For Linda Brown: Led by Thurgood Marshall, an NAACP litigator who would be appointed to the Court in 1967, Brown's attorneys argued that the operation of separate schools, based on race, was harmful to African-American children. Extensive testimony was provided to support the contention that legal segregation resulted in both fundamentally unequal education and low self-esteem among minority students. The Brown family lawyers argued that segregation by law implied that African Americans were inherently inferior to whites. For these reasons they asked the Court to strike down segregation under the law.

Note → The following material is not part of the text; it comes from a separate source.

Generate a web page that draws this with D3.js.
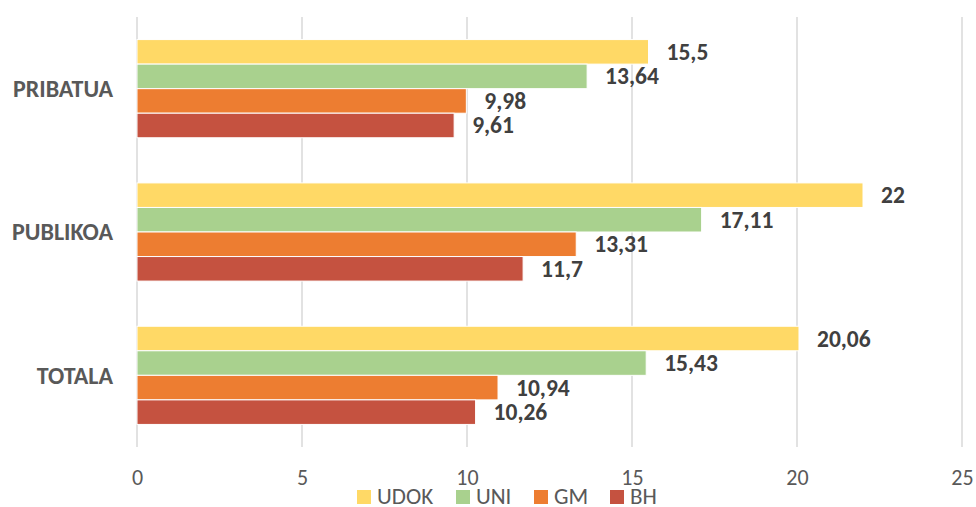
<!DOCTYPE html>
<html><head><meta charset="utf-8">
<script src="https://cdn.jsdelivr.net/npm/d3@7"></script>
<style>body{margin:0;background:#fff}svg{display:block}</style>
</head><body><svg id="c" width="976" height="507"></svg>
<script>
const categories = ["PRIBATUA","PUBLIKOA","TOTALA"];
const seriesNames = ["UDOK","UNI","GM","BH"];
const UDOK = [15.5, 22, 20.06];
const UNI = [13.64, 17.11, 15.43];
const GM = [9.98, 13.31, 10.94];
const BH = [9.61, 11.7, 10.26];
const tickValues = [0,5,10,15,20,25];
const colors = ["#FFD966","#A9D18E","#ED7D31","#C55240"];
const seriesValues = [UDOK, UNI, GM, BH];

const font = "Carlito, Calibri, 'Liberation Sans Narrow', 'Open Sans', sans-serif";
const svg = d3.select("#c");
const m = {left:137, top:17};
const x = d3.scaleLinear().domain([0,25]).range([m.left, 962]);
const y0 = d3.scaleBand().domain(categories).range([m.top, 447]).paddingInner(0.315).paddingOuter(0.1575);
const y1 = d3.scaleBand().domain(seriesNames).range([0, y0.bandwidth()]);

// grid
svg.append("g").selectAll("line").data(tickValues).join("line")
  .attr("x1", d=>x(d)).attr("x2", d=>x(d)).attr("y1", m.top).attr("y2", 447)
  .attr("stroke","#d9d9d9").attr("stroke-width",1.5);

// axis labels
const ax = d3.axisBottom(x).tickValues(tickValues).tickSize(0).tickPadding(0);
const gAx = svg.append("g").attr("transform","translate(0,485)").call(ax);
gAx.select(".domain").remove();
gAx.selectAll("text").attr("font-family",font).attr("font-size",22).attr("fill","#595959").attr("dy","0");

// bars
const groups = svg.append("g").selectAll("g").data(categories).join("g")
  .attr("transform", d=>`translate(0,${y0(d)})`);
groups.each(function(cat, ci){
  const g = d3.select(this);
  seriesNames.forEach((s, si)=>{
    const v = seriesValues[si][ci];
    g.append("rect").attr("x", x(0)).attr("y", y1(s)).attr("width", x(v)-x(0)).attr("height", y1.bandwidth())
      .attr("fill", colors[si]).attr("stroke","#fff").attr("stroke-width",1);
    g.append("text").attr("x", x(v)+18).attr("y", y1(s)+y1.bandwidth()/2).attr("dy","0.34em")
      .attr("font-family",font).attr("font-weight","bold").attr("font-size",23.5).attr("fill","#404040")
      .text(String(v).replace(".",","));
  });
});

// category labels
const ay = d3.axisLeft(y0).tickSize(0).tickPadding(24);
const gAy = svg.append("g").attr("transform",`translate(${m.left},0)`).call(ay);
gAy.select(".domain").remove();
gAy.selectAll("text").attr("font-family",font).attr("font-weight","bold").attr("font-size",24).attr("fill","#595959").attr("dy","0.34em");

// legend
const legX = [357, 456, 534, 610];
const leg = svg.append("g").selectAll("g").data(seriesNames).join("g")
  .attr("transform",(d,i)=>`translate(${legX[i]},490)`);
leg.append("rect").attr("width",14).attr("height",14).attr("fill",(d,i)=>colors[i]);
leg.append("text").attr("x",20).attr("y",14).attr("font-family",font).attr("font-size",23).attr("fill","#595959").text(d=>d);
</script></body></html>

For the Board of Education: Attorneys for Topeka argued that the separate schools for nonwhites in Topeka were equal in every way, and were in complete conformity with the Plessy standard. Buildings, the courses of study offered, and the quality of teachers were completely comparable. In fact, because some federal funds for Native Americans only applied at the nonwhite schools, some programs for minority children were actually better than those offered at the schools for whites. They pointed to the Plessy decision of 1896 to support segregation and argued that they had in good faith created “equal facilities,“ even though races were segregated. Furthermore, they argued, discrimination by race did not harm children.

Decision and Rationale

For a unanimous Court (9-0), Chief Justice Warren wrote in his first and probably most significant decision, “[S]egregation [in public education] is a denial of the equal protection of the laws.“ Accepting the arguments put forward by the plaintiffs, Warren declared: “To separate [some children] from others of similar age and qualifications solely because of their race generates a feeling of inferiority as to their status in the community that may affect their hearts and minds in a way unlikely ever to be undone.“

The Court quoted the Kansas court, which had held that “Segregation of white and colored children in public schools has a detrimental effect upon the colored children. The impact is greater when it has the sanction of the law; for the policy of separating the races is usually interpreted as denoting the inferiority of the negro group. A sense of inferiority affects the motivation of a child to learn. Segregation with the sanction of law, therefore, has a tendency to [retard] the educational and mental development of negro children and to deprive them of some of the benefits they would receive in a racial[ly] integrated school….“

Summing up, Warren wrote: “We conclude that in the field of public education the doctrine of 'separate but equal' has no place. Separate educational facilities are inherently unequal…. segregation [in public education] is a denial of the equal protection of the laws.“

The Brown decision did more than reverse the Plessy doctrine of “separate but equal.“ It reversed centuries of segregationist practice and thought in America. For that reason, the Brown decision is seen as a transforming event-the birth of a political and social revolution. In a later case called Brown II (Warren had suggested two decisions-the first dealing with the constitutionality of segregation and the second with the implementation of the decision), the Court directed an end to school segregation by race “with all deliberate speed.“ The Brown decision became the cornerstone of the social justice movement of the 1950s and 1960s. It finally brought the spirit of the 14th Amendment into practice, more than three-quarters of a century after that amendment had been passed.